Friday, November 16, 2012

In the Morning


Father, your beauty is all I see this morning.  I desire to desire you.  I just want to want you because I know that all that you offer is more than any small pleasure here.  In my selfish pursuits, I feel how lacking in satisfaction everything is.  But just a taste of you…. Oh, and I just want more.

And it’s endless and soul-filling. It’s body-filling and heart-mending.  My eyes are satisfied in you.  My feet want to dance for you.  In you I feel complete acceptance and love.  No insecurity or worry or loss or fear. 

Why do I look anywhere else?  Abba, why do I stray from your arms to look for temporary, selfish, inadequate arms?  When I KNOW with all of who I am that YOU are more than enough… so much more than enough.

And you forgive me.  And you keep your arms open.  And you chase me down when I stray too far.  And you don’t hold it against me. When I’m without words, when my heart loves other things, when I turn away from your arms, when I ignore your Spirit in my soul, you still love me unchangingly.

How can any of this be true? How can I know it so well?  How can I believe it with all my being?  …and still wander… still sin… still tune out your voice. 

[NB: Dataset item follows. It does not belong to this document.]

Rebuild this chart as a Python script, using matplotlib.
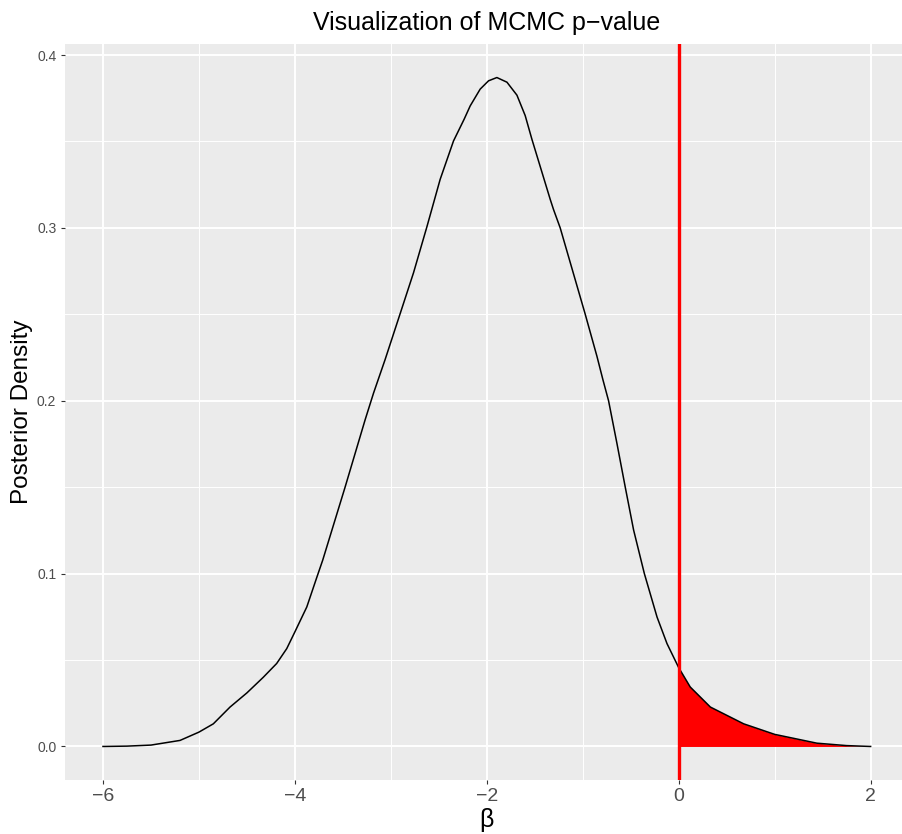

I love you, my good Father… My gracious Savior.  My Rescuer.  My Everything. 

I am never proven wrong to trust you.  I am never let down by your grace and mercy. 

And I know I can’t fabricate this love.  I cannot even make myself come before you.  

I can’t let go of myself to grab hold of You.  I am powerless.  Without breath or blood of my own.  You draw me.  You pull me.  You stop me.  You sing me awake from my self-induced sin-filled slumber. 

I do nothing good on my own.

I don’t even seek to do good on my own.

It is all you, Lord.  And I praise you and thank you for that.  That I am under your protection.  Your control.  Your goodness sustains me alone.  I am dirt until You.  I am bones until You. 

On this moment, I sit and praise you.  Only in this one.  This moment you have given me.  You have brought me once again to your feet.  That I am beckoned by the King is such an honor, unimaginably so. 

I am blessed beyond measure.  And I praise you with all that I am able.